Manifest Split

Overview

Split manifests are Android repo manifests that contain the minimum set of projects necessary to build a given target. If a project isn‘t used for building the target, it shouldn’t be in the split manifest. This smaller manifest can be used to sync the Android source tree and build the specific target. This sync should be faster and smaller than a sync of a full manifest because it is syncing less projects.

The treble_manifest_split tool is used to automatically create a split manifest from a full manifest using dependency information from the source tree and the build outputs. The tool attempts to infer as many dependencies as it can, but some will be missed due to implicit dependencies in the build system and source tree. This is solved by manually fine-tuning a tool configuration XML specific to your target.

Example for aosp_arm64

1. Run a full build using a full manifest

The treble_manifest_split tool needs the ninja build graph and deps log from a completed build in order to have a full view of the dependency graph. While the build graph is created at the beginning of a ninja build, the deps log is not complete until the build finishes.

Use standard Android build commands to build your target.

2. Use the treble_manifest_split tool

# Change to the directory where you ran the full build.
cd /path/to/android

# Set command line variables for the Android target you are using and the build
# target that should be buildable from your split manifest.
ANDROID_TARGET=aosp_arm64-userdebug
BUILD_TARGET=droid

# Build treble_manifest_split as a python binary.
lunch $ANDROID_TARGET
m treble_manifest_split

# Create the split manifest using a sample config XML specific to aosp_arm64.
out/host/linux-x86/bin/treble_manifest_split \
  --manifest .repo/manifests/default.xml \
  --split-manifest split_default.xml \
  --debug-file debug.json \
  --config tools/treble/split/sample_config.xml \
  $BUILD_TARGET

3. Build using the split manifest

You should test that the split manifest created by the tool can be used to build the partial target files package.

  1. Initialize a new repo directory using the steps in https://source.android.com/setup/build/downloading#initializing-a-repo-client.
  2. Replace the .repo/manifests/default.xml full manifest with the newly-generated split manifest.
  3. Use standard repo sync commands to sync your repo.
  4. Attempt a build of your target.

4. Fix build errors

Build errors may arise due to missing dependencies that were previously provided by now-removed projects.

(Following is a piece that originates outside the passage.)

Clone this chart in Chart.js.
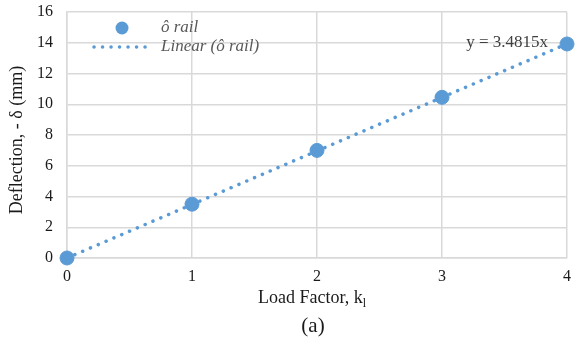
<!DOCTYPE html>
<html>
<head>
<meta charset="utf-8">
<script src="https://cdn.jsdelivr.net/npm/chart.js@4/dist/chart.umd.min.js"></script>
<style>
  html, body { margin: 0; padding: 0; background: #fff; }
  #wrap { width: 580px; height: 341px; }
</style>
</head>
<body>
<div id="wrap"><canvas id="chart"></canvas></div>
<script>
const loadFactor = [0, 1, 2, 3, 4]
const deflection = [0, 3.5, 7.0, 10.45, 13.92]
const trendX = [0, 4]
const trendY = [0, 13.926]
const equationText = 'y = 3.4815x'
const seriesLabel = 'ô rail'
const trendLabel = 'Linear (ô rail)'

const blue = '#5b9bd5'
const serif = '"Liberation Serif", "Times New Roman", serif'

const overlay = {
  id: 'overlay',
  afterDraw(chart) {
    const ctx = chart.ctx
    const xs = chart.scales.x
    ctx.save()

    // legend
    ctx.fillStyle = blue
    ctx.beginPath()
    ctx.arc(122, 28, 6.5, 0, Math.PI * 2)
    ctx.fill()
    ctx.strokeStyle = blue
    ctx.lineWidth = 3.5
    ctx.lineCap = 'round'
    ctx.setLineDash([0.1, 8.4])
    ctx.beginPath()
    ctx.moveTo(94, 47)
    ctx.lineTo(152, 47)
    ctx.stroke()
    ctx.setLineDash([])
    ctx.fillStyle = '#595959'
    ctx.font = 'italic 17px ' + serif
    ctx.textBaseline = 'middle'
    ctx.textAlign = 'left'
    ctx.fillText(seriesLabel, 161, 28)
    ctx.fillText(trendLabel, 161, 47)

    // trendline equation
    ctx.fillStyle = '#404040'
    ctx.font = '17px ' + serif
    ctx.textAlign = 'right'
    ctx.fillText(equationText, xs.getPixelForValue(4) - 19, 43)

    // y axis title
    ctx.fillStyle = '#1a1a1a'
    ctx.font = '18px ' + serif
    ctx.textAlign = 'center'
    ctx.save()
    ctx.translate(17, 140)
    ctx.rotate(-Math.PI / 2)
    ctx.fillText('Deflection, - δ (mm)', 0, 0)
    ctx.restore()

    // x axis title with subscript
    const main = 'Load Factor, k'
    ctx.font = '18px ' + serif
    const w1 = ctx.measureText(main).width
    ctx.font = '12px ' + serif
    const w2 = ctx.measureText('l').width
    const cx = 312
    let sx = cx - (w1 + w2) / 2
    ctx.textAlign = 'left'
    ctx.font = '18px ' + serif
    ctx.fillText(main, sx, 298)
    ctx.font = '12px ' + serif
    ctx.fillText('l', sx + w1, 304)

    // panel label
    ctx.font = '21px ' + serif
    ctx.textAlign = 'center'
    ctx.fillText('(a)', 313, 326)
    ctx.restore()
  }
}

new Chart(document.getElementById('chart'), {
  type: 'scatter',
  data: {
    datasets: [
      {
        label: seriesLabel,
        data: loadFactor.map((x, i) => ({ x: x, y: deflection[i] })),
        backgroundColor: blue,
        borderColor: blue,
        pointRadius: 7,
        pointHoverRadius: 7,
        clip: false,
        order: 1,
      },
      {
        label: trendLabel,
        type: 'line',
        data: trendX.map((x, i) => ({ x: x, y: trendY[i] })),
        borderColor: blue,
        borderWidth: 3.5,
        borderDash: [0.1, 8.4],
        borderCapStyle: 'round',
        pointRadius: 0,
        fill: false,
        order: 2,
      },
    ],
  },
  options: {
    responsive: true,
    maintainAspectRatio: false,
    animation: false,
    layout: { autoPadding: false, padding: { top: 12, right: 13, left: 0, bottom: 0 } },
    plugins: {
      legend: { display: false },
      tooltip: { enabled: false },
    },
    scales: {
      x: {
        type: 'linear',
        min: 0,
        max: 4,
        afterFit: (scale) => {
          scale.height = 83
          scale.paddingLeft = 0
          scale.paddingRight = 0
        },
        ticks: {
          stepSize: 1,
          padding: 9,
          color: '#1a1a1a',
          font: { family: serif, size: 16 },
        },
        grid: { color: '#d9d9d9', lineWidth: 1.5, drawTicks: false },
        border: { color: '#d9d9d9', width: 1.5 },
      },
      y: {
        min: 0,
        max: 16,
        afterFit: (scale) => {
          scale.width = 67
          scale.paddingTop = 0
          scale.paddingBottom = 0
        },
        ticks: {
          stepSize: 2,
          padding: 14,
          color: '#1a1a1a',
          font: { family: serif, size: 16 },
        },
        grid: { color: '#d9d9d9', lineWidth: 1.5, drawTicks: false },
        border: { color: '#d9d9d9', width: 1.5 },
      },
    },
  },
  plugins: [overlay],
})
</script>
</body>
</html>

These dependencies may be implicit in the source code, or an explicit dependency type that is not yet able to be automatically detected by the tool.

  1. Find the dependency source project in your full-manifest repo directory.

  2. Update your config XML to manually add projects to your split manifest.

    • For example, the following line in sample_config.xml in this tool directory specifies a project that should be included in the split manifest even if the tool doesn't automatically detect that it is necessary.
        <add_project name="platform/external/python/cpython3" />
    
  3. Regenerate the split manifest using treble_manifest_split in your full-manifest directory. Remember to pass the path of your config XML to the script's --config flag.

5. Compare built artifacts

A successful build alone is not sufficient to have full confidence in the split manifest. You should diff the output artifacts of the split-manifest build against the output artifacts of the full-manifest build.

Suggestions for viewing diffs:

  • Use an external directory diffing tool on the output directories for each partition, such as out/target/product/<device>/system.
  • Use development/vndk/tools/image-diff-tool/diff.py on output directories, or on a zipped target-files archive if you are creating dist builds.

The following may cause differences between output artifacts:

  • Non-hermetic inputs used in the module build rule, such as timestamps. Can be fixed by removing the timestamp from the build rule.
  • An implicit and optional source dependency. Can be fixed by manually adding the project that defines the missing source.